Gay and transgender rights activists call these warnings fear-mongering and stereotyping, and compare them to past efforts to portray gay and lesbian adults as “recruiters” for the “gay agenda.” In 2008, opponents of same-sex marriage in California aired a TV ad in which a pigtailed girl bounds home to proudly tell her mother what she learned in school: “I learned how a prince married a prince and I can marry a princess!”

The ad famously and successfully played on parents’ worst fears about same-sex marriage, said Matt McTighe, executive director of Freedom for All Americans, a gay rights group focused on passing anti-discrimination measures across the country. It took years of public outreach to overcome such fears, he said.

Now, the movement must take a similar approach with transgender people, he said, introducing them to average Americans as their neighbors, co-workers and friends. To that end, Freedom for All Americans has launched a campaign called the Transgender Freedom Project, which will identify and educate transgender people in small towns and big cities who can speak to the media, stand on rally stages and make their case personally to lawmakers.
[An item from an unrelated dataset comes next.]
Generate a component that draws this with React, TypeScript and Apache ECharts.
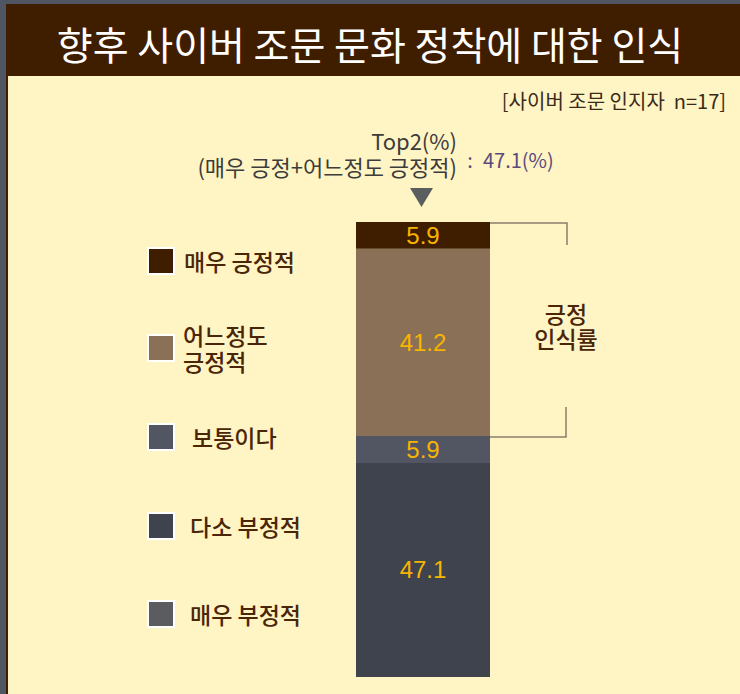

“It’s the personal stories that won us the freedom to marry,” he said. “It’s going to be those personal stories that, again, win the day.”

McTighe credits a host of factors for the defeat of the Houston ordinance, which failed despite the endorsements of the White House, Democratic presidential candidate Hillary Rodham Clinton, businesses such as Apple and celebrities including actress Sally Field.

It was added to the ballot in late July, leaving activists just two months to cobble together a campaign, he said. And despite its Democratic bent, Houston is still located in one of the most conservative states in the country.

Much of the state’s that the Republican establishment lined up against the measure, including Gov. Greg Abbott and Lt. Gov. Dan Patrick, as well as some African American Democrats. The reason the measure failed, they said, was simple: People are not comfortable allowing men in women’s bathrooms.

“The win here was huge in the eyes of the country,” said Jared Woodfill, co-chairman of the Campaign for Houston, one of the main groups opposing the ordinance. He predicted that the bathroom issue would be taken up in other communities that oppose anti-discrimination ordinances.

“I think clearly it is a spark that is going to start a revolution,” he said.